SINGAPORE: Singapore will deal with disputes with Malaysia “calmly and constructively”, said Prime Minister Lee Hsien Loong on Monday (Dec 31), as he expressed confidence that a new generation of Singaporeans will learn to "collectively protect our vital interests while living in peace and friendship with our neighbours".
The prime minister, in his New Year message, highlighted how the country is tending to relations with immediate neighbours Malaysia and Indonesia.
With Malaysia, which formed a new government following elections this May, Mr Lee noted that several issues have recently arisen between the two countries, "as they will from time to time between two close neighbours tightly bound by history, economics, culture and kinship".
“The new disputes on maritime boundaries, following provocative intrusions into our territorial waters, and on airspace, particularly the Instrument Landing System (ILS) rules for Seletar Airport, are more difficult to resolve,” the prime minister said.
“Malaysia also wants to revise the price of Johor water, an old issue recently revived, on which Singapore’s stand is quite clear."
Both countries must manage specific problems, however difficult, while preserving the overall relationship, Mr Lee stressed.
The way to do so is through equality and mutual respect, upholding international commitments and the rule of law, he said.
Pointing to past episodes of bilateral tensions, he said older Singaporeans will remember that they would unite as one people, standing their ground calmly but firmly, when rough patches hit.

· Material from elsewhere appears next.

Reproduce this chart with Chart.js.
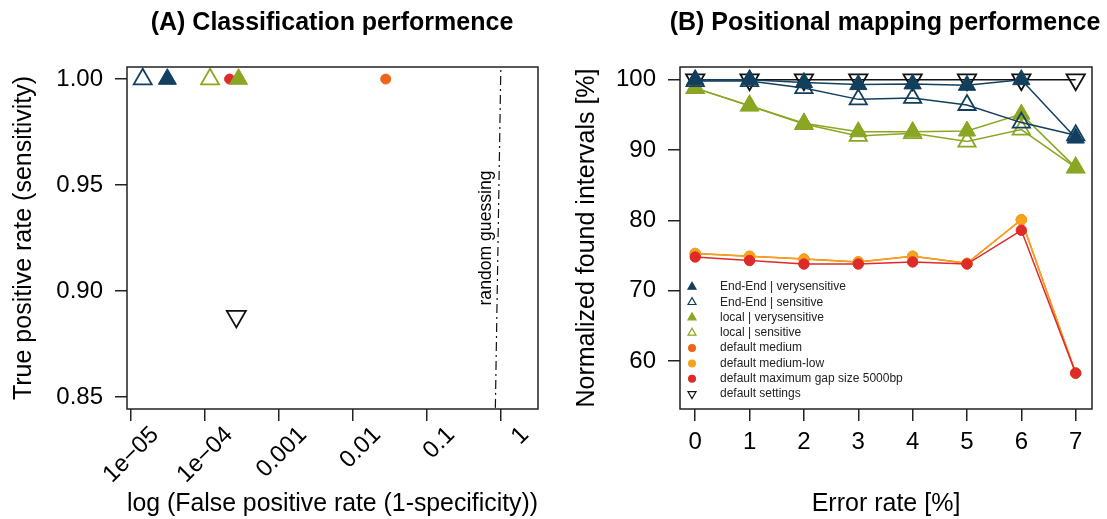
<!DOCTYPE html>
<html>
<head>
<meta charset="utf-8">
<script src="https://cdn.jsdelivr.net/npm/chart.js@4.4.0/dist/chart.umd.min.js"></script>
<style>
  html, body { margin: 0; padding: 0; background: #fff; overflow: hidden; width: 1107px; height: 519px; }
  #wrapA { position: absolute; left: 0; top: 0; width: 664px; height: 519px; }
  #wrapB { position: absolute; left: 553px; top: 0; width: 664px; height: 519px; }
</style>
</head>
<body>
<div id="wrapA"><canvas id="chartA" width="664" height="519"></canvas></div>
<div id="wrapB"><canvas id="chartB" width="664" height="519"></canvas></div>
<script>
// ---- panel A: classification ----
const classLabels = ['End-End | verysensitive', 'End-End | sensitive', 'local | verysensitive',
  'local | sensitive', 'default medium', 'default maximum gap size 5000bp', 'default settings'];
const classFpr = [3.1e-5, 1.44e-5, 2.84e-4, 1.17e-4, 0.0277, 2.15e-4, 2.65e-4];
const classTpr = [1, 1, 1, 1, 1, 1, 0.888];
const fprTicks = [1e-5, 1e-4, 1e-3, 1e-2, 1e-1, 1];
const fprTickLabels = ['1e\u221205', '1e\u221204', '0.001', '0.01', '0.1', '1'];
const tprTicks = [0.85, 0.90, 0.95, 1.00];
const tprTickLabels = ['0.85', '0.90', '0.95', '1.00'];
const randomLine = [0.8, 1.1]; // y = x

// ---- panel B: positional mapping ----
const errorRate = [0, 1, 2, 3, 4, 5, 6, 7];
const eeVery = [100, 100, 99.6, 99.3, 99.4, 99.2, 100, 91.7];
const eeSens = [99.8, 99.8, 98.8, 97.2, 97.4, 96.4, 93.9, 92.1];
const localVery = [98.8, 96.3, 93.8, 92.6, 92.6, 92.7, 95.1, 87.5];
const localSens = [98.8, 96.3, 93.7, 92.0, 92.4, 91.2, 92.9, 87.5];
const defMedium = [75.3, 74.9, 74.5, 74.1, 74.9, 73.9, 80.1, 58.3];
const defMediumLow = [75.3, 74.9, 74.5, 74.1, 74.9, 73.9, 80.1, 58.3];
const defMaxGap = [74.8, 74.3, 73.8, 73.8, 74.1, 73.8, 78.6, 58.3];
const defSettings = [100, 100, 100, 100, 100, 100, 100, 100];
const mapLabels = ['End-End | verysensitive', 'End-End | sensitive', 'local | verysensitive', 'local | sensitive',
  'default medium', 'default medium-low', 'default maximum gap size 5000bp', 'default settings'];
const mapYTicks = [60, 70, 80, 90, 100];

const FONT = '"Liberation Sans", Arial, sans-serif';
Chart.defaults.font.family = FONT;
Chart.defaults.color = '#000';

const blue = '#123f5e', green = '#8aa622', orange = '#f0631c', amber = '#f5a31c', red = '#df2a2a';

// marker style per series, in legend order
const styles = {
  'End-End | verysensitive': { c: blue, fill: blue, ps: 'triangle', rot: 0, order: 1 },
  'End-End | sensitive': { c: blue, fill: 'rgba(0,0,0,0)', ps: 'triangle', rot: 0, order: 2 },
  'local | verysensitive': { c: green, fill: green, ps: 'triangle', rot: 0, order: 3 },
  'local | sensitive': { c: green, fill: 'rgba(0,0,0,0)', ps: 'triangle', rot: 0, order: 4 },
  'default medium': { c: orange, fill: orange, ps: 'circle', rot: 0, order: 7 },
  'default medium-low': { c: amber, fill: amber, ps: 'circle', rot: 0, order: 6 },
  'default maximum gap size 5000bp': { c: red, fill: red, ps: 'circle', rot: 0, order: 5 },
  'default settings': { c: '#111', fill: 'rgba(0,0,0,0)', ps: 'triangle', rot: 180, order: 8 }
};

function markerProps(label, triR, circR) {
  const s = styles[label];
  const open = s.fill === 'rgba(0,0,0,0)';
  return {
    pointStyle: s.ps,
    pointRotation: s.rot,
    pointRadius: s.ps === 'circle' ? circR : (s.rot ? triR + 0.6 : triR),
    pointBorderColor: s.c,
    pointBackgroundColor: s.fill,
    pointBorderWidth: open ? 1.8 : 1,
    order: s.order
  };
}

// box around the plot region
const frame = {
  id: 'frame',
  afterDraw(chart) {
    const { ctx, chartArea: a } = chart;
    ctx.save();
    ctx.strokeStyle = '#222';
    ctx.lineWidth = 1.5;
    ctx.strokeRect(a.left, a.top, a.right - a.left, a.bottom - a.top);
    ctx.restore();
  }
};

const guessLabel = {
  id: 'guessLabel',
  afterDatasetsDraw(chart) {
    const { ctx, chartArea: a, scales: { x, y } } = chart;
    const yMid = (a.top + a.bottom) / 2;
    const xPix = x.getPixelForValue(y.getValueForPixel(yMid)) - 12;
    ctx.save();
    ctx.translate(xPix, yMid);
    ctx.rotate(-Math.PI / 2);
    ctx.font = '17.6px ' + FONT;
    ctx.fillStyle = '#000';
    ctx.textAlign = 'center';
    ctx.textBaseline = 'middle';
    ctx.fillText('random guessing', 0, 0);
    ctx.restore();
  }
};

// legend in the lower-left corner of the plot, no box
const innerLegend = {
  id: 'innerLegend',
  afterDraw(chart) {
    const { ctx, chartArea: a } = chart;
    const ds = chart.data.datasets;
    const rowH = 15.3;
    ds.forEach((d, i) => {
      const y = a.bottom - 15 - (ds.length - 1 - i) * rowH;
      ctx.save();
      ctx.fillStyle = d.pointBackgroundColor;
      ctx.strokeStyle = d.pointBorderColor;
      ctx.lineWidth = 1.2;
      Chart.helpers.drawPoint(ctx, {
        pointStyle: d.pointStyle, rotation: d.pointRotation || 0,
        radius: d.pointStyle === 'circle' ? 3.4 : 4.6, borderWidth: 1.2
      }, a.left + 12, y);
      ctx.fillStyle = '#222';
      ctx.font = '12px ' + FONT;
      ctx.textAlign = 'left';
      ctx.textBaseline = 'middle';
      ctx.fillText(d.label, a.left + 40, y);
      ctx.restore();
    });
  }
};

function tickGrid() {
  return { drawOnChartArea: false, drawTicks: true, tickLength: 12, color: '#222', lineWidth: 1.5 };
}

// empty right axis: keeps the plot narrower while the title stays centred on the canvas
function spacerAxis(w) {
  return {
    position: 'right',
    afterFit: s => { s.width = w; },
    grid: { display: false },
    border: { display: false },
    ticks: { display: false }
  };
}

const tickFont = { size: 24, family: FONT };
const axisTitleFont = { size: 25, family: FONT };
const titleFont = { size: 25, weight: 'bold', family: FONT };

// ---------- chart A ----------
const dsA = classLabels.map((lab, i) => Object.assign({
  label: lab,
  data: [{ x: classFpr[i], y: classTpr[i] }],
  clip: false
}, markerProps(lab, 10.4, 5)));
dsA.push({
  label: 'random guessing',
  data: randomLine.map(v => ({ x: v, y: v })),
  showLine: true,
  borderColor: '#111',
  borderWidth: 1.2,
  borderDash: [9, 4, 2, 4],
  pointRadius: 0,
  order: 9
});

new Chart(document.getElementById('chartA'), {
  type: 'scatter',
  plugins: [frame, guessLabel],
  data: { datasets: dsA },
  options: {
    responsive: false,
    animation: false,
    devicePixelRatio: 1,
    layout: { padding: 0 },
    plugins: {
      legend: { display: false },
      tooltip: { enabled: false },
      title: {
        display: true,
        text: '(A) Classification performence',
        color: '#000',
        font: titleFont,
        padding: { top: 8, bottom: 29 }
      }
    },
    scales: {
      x: {
        type: 'logarithmic',
        min: Math.pow(10, -5.054),
        max: Math.pow(10, 0.5),
        afterBuildTicks: s => { s.ticks = fprTicks.map(v => ({ value: v })); },
        afterFit: s => { s.height = 110; },
        border: { display: false },
        grid: tickGrid(),
        ticks: {
          autoSkip: false, minRotation: 45, maxRotation: 45, labelOffset: 24, padding: 0,
          color: '#000', font: tickFont,
          callback: (v, i) => fprTickLabels[i]
        },
        title: {
          display: true, text: 'log (False positive rate (1-specificity))', color: '#000',
          font: axisTitleFont, padding: { top: 0, bottom: 0 }
        }
      },
      y: {
        min: 0.8443,
        max: 1.0057,
        afterBuildTicks: s => { s.ticks = tprTicks.map(v => ({ value: v })); },
        afterFit: s => { s.width = 127; },
        border: { display: false },
        grid: tickGrid(),
        ticks: {
          autoSkip: false, padding: 12, color: '#000', font: tickFont,
          callback: (v, i) => tprTickLabels[i]
        },
        title: {
          display: true, text: 'True positive rate (sensitivity)', color: '#000',
          font: axisTitleFont, padding: { top: 9, bottom: 0 }
        }
      },
      yRight: spacerAxis(126)
    }
  }
});

// ---------- chart B ----------
const mapSeries = [eeVery, eeSens, localVery, localSens, defMedium, defMediumLow, defMaxGap, defSettings];
const dsB = mapLabels.map((lab, i) => Object.assign({
  label: lab,
  data: errorRate.map((e, j) => ({ x: e, y: mapSeries[i][j] })),
  showLine: true,
  borderColor: styles[lab].c,
  borderWidth: 1.5,
  clip: false
}, markerProps(lab, 10, 5.2)));

new Chart(document.getElementById('chartB'), {
  type: 'scatter',
  plugins: [frame, innerLegend],
  data: { datasets: dsB },
  options: {
    responsive: false,
    animation: false,
    devicePixelRatio: 1,
    layout: { padding: 0 },
    plugins: {
      legend: { display: false },
      tooltip: { enabled: false },
      title: {
        display: true,
        text: '(B) Positional mapping performence',
        color: '#000',
        font: titleFont,
        padding: { top: 8, bottom: 29 }
      }
    },
    scales: {
      x: {
        type: 'linear',
        min: -0.28,
        max: 7.3,
        afterBuildTicks: s => { s.ticks = errorRate.map(v => ({ value: v })); },
        afterFit: s => { s.height = 110; },
        border: { display: false },
        grid: tickGrid(),
        ticks: { autoSkip: false, maxRotation: 0, padding: 7, color: '#000', font: tickFont },
        title: {
          display: true, text: 'Error rate [%]', color: '#000',
          font: axisTitleFont, padding: { top: 0, bottom: 0 }
        }
      },
      y: {
        min: 53.2,
        max: 101.8,
        afterBuildTicks: s => { s.ticks = mapYTicks.map(v => ({ value: v })); },
        afterFit: s => { s.width = 127; },
        border: { display: false },
        grid: tickGrid(),
        ticks: { autoSkip: false, padding: 12, color: '#000', font: tickFont },
        title: {
          display: true, text: 'Normalized found intervals [%]', color: '#000',
          font: axisTitleFont, padding: { top: 19, bottom: 0 }
        }
      },
      yRight: spacerAxis(125)
    }
  }
});
</script>
</body>
</html>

“I am confident that this time too Singaporeans will work closely together to keep relations with Malaysia stable, and a new generation will learn how to collectively protect our vital interests while living in peace and friendship with our neighbours,” Mr Lee said.
As for Indonesia, relations have been “positive" with significant cooperation and investments flowing in both directions," the prime minister said.
TENSE US-CHINA RELATIONS NO GOOD FOR THE WORLD
Turning to the wider international space, Mr Lee said 2018 has been eventful with Singapore’s diplomats and officials busy flying the country’s flag.
In June, for instance, Singapore played host to the historic summit between US President Donald Trump and North Korea Chairman Kim Jong Un, while it was also chair for the Association of Southeast Asian Nations (ASEAN).
Mr Lee sounded a note of caution, saying "the tide of geopolitics ebbs and flows" and pointed to tense relations between the US and China as a cause for concern.
"These tensions will cause problems for the world, and make it harder for countries to be friends with both," he said.
"If countries are forced to choose sides, the open and connected global order will be further divided, hurting one and all."